We've already doubled our money on this defence company, but it's more attractive than ever

Telegraph6 days ago
QinetiQ's share price has risen by 121pc since Questor tipped it as a 'buy' during September 2017. In doing so, the defence contractor's shares have outperformed the FTSE 250 index, of which it is a member, by 110 percentage points.
Given that the stock currently trades on a price-to-earnings (P/E) ratio of 19.1, versus 12.5 at the time of our 'buy' recommendation, many investors may naturally assume that it is now a far less appealing purchase than it was nearly eight years ago. Such investors would, furthermore, be likely to baulk at the idea that the stock is in fact a far more attractive purchase today than it was all the way back in 2017.
Indeed, some stock market investors continually struggle to separate 'price' from 'value'. Just because a stock is cheap does not necessarily mean it is a worthwhile purchase. Lacklustre financial performance or weak financial standing, for example, can mean its earnings multiple moves ever lower. Conversely, expensive stocks can offer excellent value for money if they have strong profit growth potential and solid fundamentals.
In QinetiQ's case, this column firmly believes that it is far easier to justify a P/E ratio of 19.1 today than an earnings multiple of 12.5 at the time of our original tip in 2017. For example, in the two financial years following our initial recommendation, the stock posted annualised earnings growth of just 4pc amid a rather humdrum performance from the defence industry. Therefore, it was only deserving of what was essentially a modest market valuation.
In the current geopolitical climate, where conflict in Europe and the Middle East is prompting rapid increases in military spending across developed economies, the company is expected to produce annualised earnings per share growth of 17pc over the next two years. This means that its P/E ratio could realistically move substantially higher as investors continue to factor in an extended period of elevated geopolitical risks and rising military spending.
Furthermore, the full impact of the current era of monetary policy easing is yet to be felt due to the existence of time lags. With further interest rate cuts likely to be ahead, the pace of GDP growth may improve, thereby providing a further catalyst for defence spending due to it being expressed as a percentage of economic output.
Even if QinetiQ does not deliver any further increase in its earnings multiple, a 17pc annualised capital gain, derived from its prospective earnings growth rate, would be highly satisfactory. With the company's latest trading update showing that its financial performance during the first quarter of the financial year was in line with expectations, it appears to be delivering on its potential.

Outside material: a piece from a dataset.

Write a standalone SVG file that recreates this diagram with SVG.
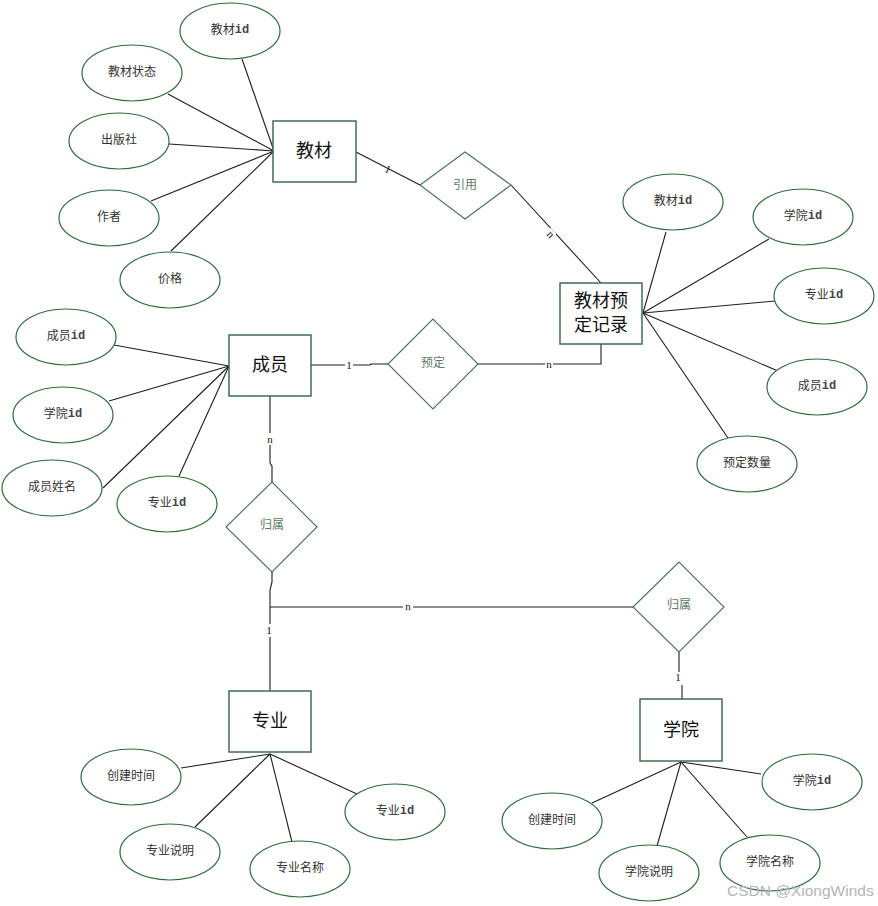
<svg xmlns="http://www.w3.org/2000/svg" width="878" height="906" viewBox="0 0 878 906">
<style>
.bg{fill:#ffffff}
.attr ellipse{fill:#ffffff;stroke:#2f6b3c;stroke-width:1.2}
.attr text{font-family:"Liberation Serif","Noto Sans CJK SC",serif;font-size:12px;fill:#333;text-anchor:middle;dominant-baseline:central}
.attr tspan.m{font-family:"Liberation Mono",monospace;font-weight:bold;fill:#444}
.ent rect{fill:#ffffff;stroke:#3f6e52;stroke-width:1.5}
.ent text{font-family:"Liberation Serif","Noto Sans CJK SC",serif;font-size:18px;fill:#111;text-anchor:middle;dominant-baseline:central}
.rel polygon{fill:#ffffff;stroke:#46745a;stroke-width:1.1}
.rel text{font-family:"Liberation Serif","Noto Sans CJK SC",serif;font-size:12px;fill:#5b7a66;text-anchor:middle;dominant-baseline:central}
#connectors line,#connectors polyline{stroke:#1e1e1e;stroke-width:1.1;fill:none}
.lbl{font-family:"Liberation Serif","Noto Sans CJK SC",serif;font-size:11px;fill:#111;text-anchor:middle;dominant-baseline:central}
.lblbg{fill:#ffffff}
.wm{font-family:"Liberation Sans","Noto Sans CJK SC",sans-serif;font-size:15.5px;fill:#b5b5b5}
</style>
<rect class="bg" x="0" y="0" width="878" height="906"/>
<g id="connectors">
<line x1="242" y1="59" x2="274" y2="151"/>
<line x1="168" y1="94" x2="274" y2="151"/>
<line x1="169" y1="144" x2="274" y2="151"/>
<line x1="151" y1="201" x2="274" y2="151"/>
<line x1="171" y1="251" x2="274" y2="151"/>
<line x1="666" y1="232" x2="643" y2="313"/>
<line x1="769" y1="239" x2="643" y2="313"/>
<line x1="775" y1="301" x2="643" y2="313"/>
<line x1="778" y1="371" x2="643" y2="313"/>
<line x1="728" y1="438" x2="643" y2="313"/>
<line x1="114" y1="345" x2="229" y2="366"/>
<line x1="109" y1="401" x2="229" y2="366"/>
<line x1="103" y1="488" x2="229" y2="366"/>
<line x1="179" y1="476" x2="229" y2="366"/>
<line x1="181" y1="768" x2="270" y2="754"/>
<line x1="195" y1="827" x2="270" y2="754"/>
<line x1="292" y1="842" x2="270" y2="754"/>
<line x1="357" y1="794" x2="270" y2="754"/>
<line x1="761" y1="774" x2="681" y2="762"/>
<line x1="592" y1="803" x2="681" y2="762"/>
<line x1="657" y1="846" x2="681" y2="762"/>
<line x1="747" y1="837" x2="681" y2="762"/>
<line x1="356" y1="152" x2="420" y2="185"/>
<line x1="511" y1="185" x2="601" y2="283"/>
<polyline points="311,365 370,365 371,364 388,364"/>
<polyline points="478,364 601,364 601,344"/>
<polyline points="270,396 270,463 272,466 272,482"/>
<polyline points="272,572 272,582 270,590 270,691"/>
<line x1="270" y1="607" x2="633" y2="607"/>
<polyline points="679,652 679,672"/>
<polyline points="682,685 682,699"/>
<text class="lbl" transform="translate(388,169) rotate(27)">1</text>
<rect class="lblbg" x="546" y="229" width="8" height="10" transform="rotate(47 550 234)"/>
<text class="lbl" transform="translate(551,234) rotate(47)">n</text>
<rect class="lblbg" x="345" y="359" width="8" height="12"/>
<text class="lbl" x="349" y="365">1</text>
<rect class="lblbg" x="545" y="359" width="8" height="10"/>
<text class="lbl" x="549" y="364">n</text>
<rect class="lblbg" x="265" y="433" width="10" height="12"/>
<text class="lbl" x="270" y="439">n</text>
<rect class="lblbg" x="403" y="602" width="10" height="10"/>
<text class="lbl" x="408" y="606">n</text>
<rect class="lblbg" x="265" y="624" width="9" height="13"/>
<text class="lbl" x="269" y="630">1</text>
<text class="lbl" x="678" y="677">1</text>
</g>
<g id="e_jiaocai" class="ent"><rect x="273" y="121" width="83" height="61"/><text x="314" y="151">教材</text></g>
<g id="e_record" class="ent"><rect x="560" y="283" width="82" height="61"/><text x="601" y="301">教材预</text><text x="601" y="325">定记录</text></g>
<g id="e_chengyuan" class="ent"><rect x="229" y="335" width="82" height="61"/><text x="270" y="365">成员</text></g>
<g id="e_zhuanye" class="ent"><rect x="229" y="691" width="82" height="61"/><text x="270" y="721">专业</text></g>
<g id="e_xueyuan" class="ent"><rect x="640" y="699" width="82" height="62"/><text x="681" y="730">学院</text></g>
<g id="r_yinyong" class="rel"><polygon points="420,185 465,152 511,185 465,219"/><text x="465" y="185">引用</text></g>
<g id="r_yuding" class="rel"><polygon points="388,364 433,319 478,364 433,409"/><text x="433" y="363">预定</text></g>
<g id="r_guishu1" class="rel"><polygon points="226,527 272,482 317,527 272,572"/><text x="272" y="525">归属</text></g>
<g id="r_guishu2" class="rel"><polygon points="633,607 679,562 724,607 679,652"/><text x="679" y="605">归属</text></g>
<g id="a_jc_id" class="attr"><ellipse cx="230" cy="31" rx="50" ry="28"/><text x="230" y="30">教材<tspan class="m">id</tspan></text></g>
<g id="a_jc_zt" class="attr"><ellipse cx="132" cy="73" rx="50" ry="28"/><text x="132" y="72">教材状态</text></g>
<g id="a_jc_cbs" class="attr"><ellipse cx="119" cy="141" rx="50" ry="28"/><text x="119" y="140">出版社</text></g>
<g id="a_jc_zz" class="attr"><ellipse cx="109" cy="218" rx="50" ry="28"/><text x="109" y="217">作者</text></g>
<g id="a_jc_jg" class="attr"><ellipse cx="170" cy="280" rx="50" ry="28"/><text x="170" y="279">价格</text></g>
<g id="a_rc_jcid" class="attr"><ellipse cx="673" cy="202" rx="50" ry="28"/><text x="673" y="201">教材<tspan class="m">id</tspan></text></g>
<g id="a_rc_xyid" class="attr"><ellipse cx="803" cy="217" rx="50" ry="28"/><text x="803" y="216">学院<tspan class="m">id</tspan></text></g>
<g id="a_rc_zyid" class="attr"><ellipse cx="824" cy="296" rx="50" ry="28"/><text x="824" y="295">专业<tspan class="m">id</tspan></text></g>
<g id="a_rc_cyid" class="attr"><ellipse cx="817" cy="387" rx="50" ry="28"/><text x="817" y="386">成员<tspan class="m">id</tspan></text></g>
<g id="a_rc_sl" class="attr"><ellipse cx="747" cy="464" rx="50" ry="28"/><text x="747" y="463">预定数量</text></g>
<g id="a_cy_id" class="attr"><ellipse cx="66" cy="337" rx="50" ry="28"/><text x="66" y="336">成员<tspan class="m">id</tspan></text></g>
<g id="a_cy_xyid" class="attr"><ellipse cx="63" cy="415" rx="50" ry="28"/><text x="63" y="414">学院<tspan class="m">id</tspan></text></g>
<g id="a_cy_xm" class="attr"><ellipse cx="52" cy="488" rx="50" ry="28"/><text x="52" y="487">成员姓名</text></g>
<g id="a_cy_zyid" class="attr"><ellipse cx="167" cy="504" rx="50" ry="28"/><text x="167" y="503">专业<tspan class="m">id</tspan></text></g>
<g id="a_zy_sj" class="attr"><ellipse cx="131" cy="777" rx="50" ry="28"/><text x="131" y="776">创建时间</text></g>
<g id="a_zy_sm" class="attr"><ellipse cx="170" cy="852" rx="50" ry="28"/><text x="170" y="851">专业说明</text></g>
<g id="a_zy_mc" class="attr"><ellipse cx="300" cy="869" rx="50" ry="28"/><text x="300" y="868">专业名称</text></g>
<g id="a_zy_id" class="attr"><ellipse cx="395" cy="812" rx="50" ry="28"/><text x="395" y="811">专业<tspan class="m">id</tspan></text></g>
<g id="a_xy_id" class="attr"><ellipse cx="812" cy="782" rx="50" ry="28"/><text x="812" y="781">学院<tspan class="m">id</tspan></text></g>
<g id="a_xy_sj" class="attr"><ellipse cx="552" cy="821" rx="50" ry="28"/><text x="552" y="820">创建时间</text></g>
<g id="a_xy_sm" class="attr"><ellipse cx="649" cy="873" rx="50" ry="28"/><text x="649" y="872">学院说明</text></g>
<g id="a_xy_mc" class="attr"><ellipse cx="770" cy="863" rx="50" ry="28"/><text x="770" y="862">学院名称</text></g>
<text class="wm" x="727" y="896">CSDN @XiongWinds</text>
</svg>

Encouragingly, the firm reported that its cost savings initiative is on track. This should lead to a 140 basis point increase in the company's operating profit margin, which signals an improving competitive position, so that it amounts to 11pc this year. It is also making progress in restructuring its US operations, while a record order backlog of £5bn suggests the firm has an upbeat long-term outlook.
With net gearing of just 21pc and net interest cover of around 13 last year, the company has a solid financial position through which to reinvest for long-term growth. A sound balance sheet further suggests that it is worthy of a premium valuation relative to other mid-cap stocks.
Although two thirds of the company's sales are generated within the UK at a time when some of its sector peers are more geographically diverse, Questor is upbeat about the economy's performance. Sticky inflation is widely expected to come to an end over the medium term, with the Bank of England having licence to implement a looser monetary policy in the meantime.
Of course, this does not mean that QinetiQ's share price is immune to heightened volatility in the short run as a global trade war continues to play out. However, given the increasingly positive prospects for the defence industry, as well as the company's sound fundamentals, it represents a highly appealing investment opportunity for the long term.